Aim of the exercise | Output each line exactly as it appears, skipping any embedded picture.

▬▬▬▬▬▬

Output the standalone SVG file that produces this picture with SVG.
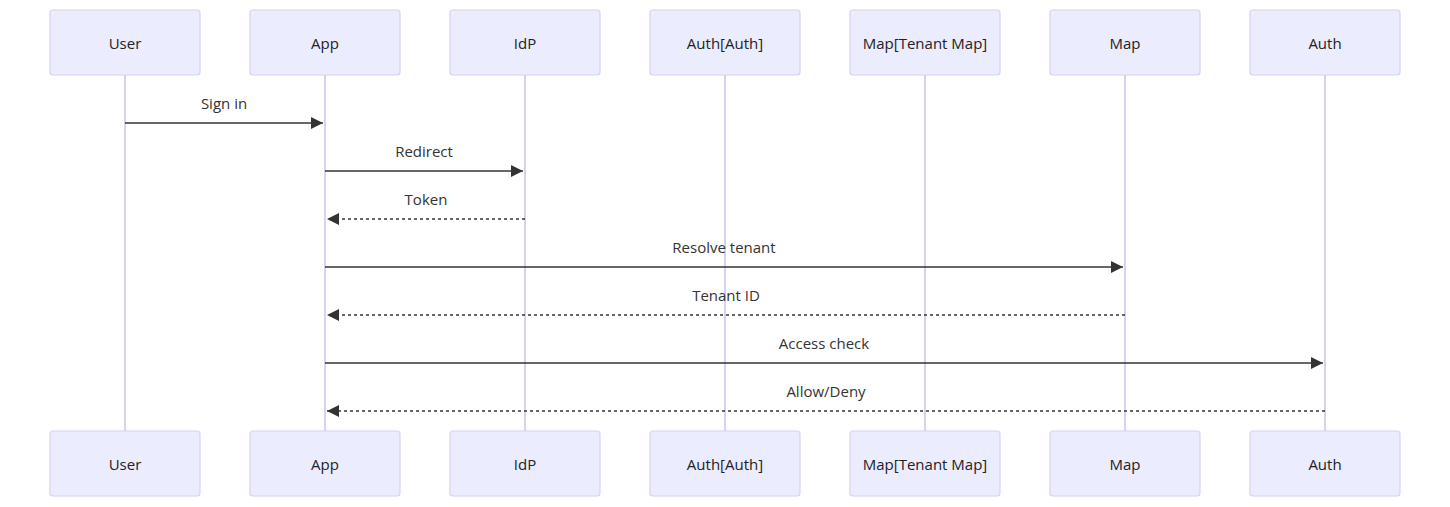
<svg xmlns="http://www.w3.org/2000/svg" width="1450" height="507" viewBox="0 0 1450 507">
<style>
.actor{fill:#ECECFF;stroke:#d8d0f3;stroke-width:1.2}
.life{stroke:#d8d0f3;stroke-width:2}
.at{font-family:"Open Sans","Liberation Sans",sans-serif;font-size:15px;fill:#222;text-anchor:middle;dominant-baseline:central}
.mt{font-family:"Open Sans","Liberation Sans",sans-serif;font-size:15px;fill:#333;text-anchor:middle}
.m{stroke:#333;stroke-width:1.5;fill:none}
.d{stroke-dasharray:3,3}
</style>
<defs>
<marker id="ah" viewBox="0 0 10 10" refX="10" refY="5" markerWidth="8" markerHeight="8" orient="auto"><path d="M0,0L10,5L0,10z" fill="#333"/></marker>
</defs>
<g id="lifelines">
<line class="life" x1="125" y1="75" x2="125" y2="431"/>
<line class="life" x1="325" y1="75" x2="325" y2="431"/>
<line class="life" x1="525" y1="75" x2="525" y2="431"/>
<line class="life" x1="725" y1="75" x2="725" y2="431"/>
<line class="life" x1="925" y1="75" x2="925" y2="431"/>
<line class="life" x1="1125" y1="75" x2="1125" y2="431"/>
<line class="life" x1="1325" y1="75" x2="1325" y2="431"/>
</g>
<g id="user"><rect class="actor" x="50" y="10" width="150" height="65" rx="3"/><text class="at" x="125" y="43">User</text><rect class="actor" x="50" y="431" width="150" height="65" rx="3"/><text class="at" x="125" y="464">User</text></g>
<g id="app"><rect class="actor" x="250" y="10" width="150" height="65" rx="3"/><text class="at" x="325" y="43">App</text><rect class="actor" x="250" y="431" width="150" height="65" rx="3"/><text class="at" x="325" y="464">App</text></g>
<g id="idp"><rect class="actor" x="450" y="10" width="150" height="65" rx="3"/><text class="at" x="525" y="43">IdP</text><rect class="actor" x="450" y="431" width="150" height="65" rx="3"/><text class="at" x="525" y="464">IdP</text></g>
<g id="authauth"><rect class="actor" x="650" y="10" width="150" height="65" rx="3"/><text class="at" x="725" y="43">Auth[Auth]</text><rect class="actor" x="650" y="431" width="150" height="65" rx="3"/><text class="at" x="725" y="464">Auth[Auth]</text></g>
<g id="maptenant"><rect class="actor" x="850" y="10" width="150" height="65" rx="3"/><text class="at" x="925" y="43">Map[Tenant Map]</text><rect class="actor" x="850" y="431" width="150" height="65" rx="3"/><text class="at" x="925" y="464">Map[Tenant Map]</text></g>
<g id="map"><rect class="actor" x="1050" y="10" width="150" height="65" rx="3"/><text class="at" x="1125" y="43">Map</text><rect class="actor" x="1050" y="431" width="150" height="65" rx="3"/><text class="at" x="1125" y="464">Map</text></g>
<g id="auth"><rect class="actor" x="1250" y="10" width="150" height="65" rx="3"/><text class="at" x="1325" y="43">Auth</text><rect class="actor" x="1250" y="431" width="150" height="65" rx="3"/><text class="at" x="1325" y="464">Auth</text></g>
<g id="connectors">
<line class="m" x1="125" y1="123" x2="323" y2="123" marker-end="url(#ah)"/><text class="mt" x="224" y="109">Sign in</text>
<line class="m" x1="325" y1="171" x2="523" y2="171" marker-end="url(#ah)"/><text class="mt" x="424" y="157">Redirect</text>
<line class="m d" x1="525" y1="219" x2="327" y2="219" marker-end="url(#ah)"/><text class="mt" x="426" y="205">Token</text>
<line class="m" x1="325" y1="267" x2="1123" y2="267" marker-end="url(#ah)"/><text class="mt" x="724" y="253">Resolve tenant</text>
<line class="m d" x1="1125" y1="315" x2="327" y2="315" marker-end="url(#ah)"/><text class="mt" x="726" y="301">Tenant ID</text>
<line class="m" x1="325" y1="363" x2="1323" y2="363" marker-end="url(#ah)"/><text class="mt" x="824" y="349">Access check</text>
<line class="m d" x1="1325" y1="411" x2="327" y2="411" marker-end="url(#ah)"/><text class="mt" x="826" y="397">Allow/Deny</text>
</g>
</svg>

▬▬▬▬▬▬

Expected answer |
Output the standalone SVG file that produces this picture with SVG.
<svg xmlns="http://www.w3.org/2000/svg" width="1450" height="507" viewBox="0 0 1450 507">
<style>
.actor{fill:#ECECFF;stroke:#d8d0f3;stroke-width:1.2}
.life{stroke:#d8d0f3;stroke-width:2}
.at{font-family:"Open Sans","Liberation Sans",sans-serif;font-size:15px;fill:#222;text-anchor:middle;dominant-baseline:central}
.mt{font-family:"Open Sans","Liberation Sans",sans-serif;font-size:15px;fill:#333;text-anchor:middle}
.m{stroke:#333;stroke-width:1.5;fill:none}
.d{stroke-dasharray:3,3}
</style>
<defs>
<marker id="ah" viewBox="0 0 10 10" refX="10" refY="5" markerWidth="8" markerHeight="8" orient="auto"><path d="M0,0L10,5L0,10z" fill="#333"/></marker>
</defs>
<g id="lifelines">
<line class="life" x1="125" y1="75" x2="125" y2="431"/>
<line class="life" x1="325" y1="75" x2="325" y2="431"/>
<line class="life" x1="525" y1="75" x2="525" y2="431"/>
<line class="life" x1="725" y1="75" x2="725" y2="431"/>
<line class="life" x1="925" y1="75" x2="925" y2="431"/>
<line class="life" x1="1125" y1="75" x2="1125" y2="431"/>
<line class="life" x1="1325" y1="75" x2="1325" y2="431"/>
</g>
<g id="user"><rect class="actor" x="50" y="10" width="150" height="65" rx="3"/><text class="at" x="125" y="43">User</text><rect class="actor" x="50" y="431" width="150" height="65" rx="3"/><text class="at" x="125" y="464">User</text></g>
<g id="app"><rect class="actor" x="250" y="10" width="150" height="65" rx="3"/><text class="at" x="325" y="43">App</text><rect class="actor" x="250" y="431" width="150" height="65" rx="3"/><text class="at" x="325" y="464">App</text></g>
<g id="idp"><rect class="actor" x="450" y="10" width="150" height="65" rx="3"/><text class="at" x="525" y="43">IdP</text><rect class="actor" x="450" y="431" width="150" height="65" rx="3"/><text class="at" x="525" y="464">IdP</text></g>
<g id="authauth"><rect class="actor" x="650" y="10" width="150" height="65" rx="3"/><text class="at" x="725" y="43">Auth[Auth]</text><rect class="actor" x="650" y="431" width="150" height="65" rx="3"/><text class="at" x="725" y="464">Auth[Auth]</text></g>
<g id="maptenant"><rect class="actor" x="850" y="10" width="150" height="65" rx="3"/><text class="at" x="925" y="43">Map[Tenant Map]</text><rect class="actor" x="850" y="431" width="150" height="65" rx="3"/><text class="at" x="925" y="464">Map[Tenant Map]</text></g>
<g id="map"><rect class="actor" x="1050" y="10" width="150" height="65" rx="3"/><text class="at" x="1125" y="43">Map</text><rect class="actor" x="1050" y="431" width="150" height="65" rx="3"/><text class="at" x="1125" y="464">Map</text></g>
<g id="auth"><rect class="actor" x="1250" y="10" width="150" height="65" rx="3"/><text class="at" x="1325" y="43">Auth</text><rect class="actor" x="1250" y="431" width="150" height="65" rx="3"/><text class="at" x="1325" y="464">Auth</text></g>
<g id="connectors">
<line class="m" x1="125" y1="123" x2="323" y2="123" marker-end="url(#ah)"/><text class="mt" x="224" y="109">Sign in</text>
<line class="m" x1="325" y1="171" x2="523" y2="171" marker-end="url(#ah)"/><text class="mt" x="424" y="157">Redirect</text>
<line class="m d" x1="525" y1="219" x2="327" y2="219" marker-end="url(#ah)"/><text class="mt" x="426" y="205">Token</text>
<line class="m" x1="325" y1="267" x2="1123" y2="267" marker-end="url(#ah)"/><text class="mt" x="724" y="253">Resolve tenant</text>
<line class="m d" x1="1125" y1="315" x2="327" y2="315" marker-end="url(#ah)"/><text class="mt" x="726" y="301">Tenant ID</text>
<line class="m" x1="325" y1="363" x2="1323" y2="363" marker-end="url(#ah)"/><text class="mt" x="824" y="349">Access check</text>
<line class="m d" x1="1325" y1="411" x2="327" y2="411" marker-end="url(#ah)"/><text class="mt" x="826" y="397">Allow/Deny</text>
</g>
</svg>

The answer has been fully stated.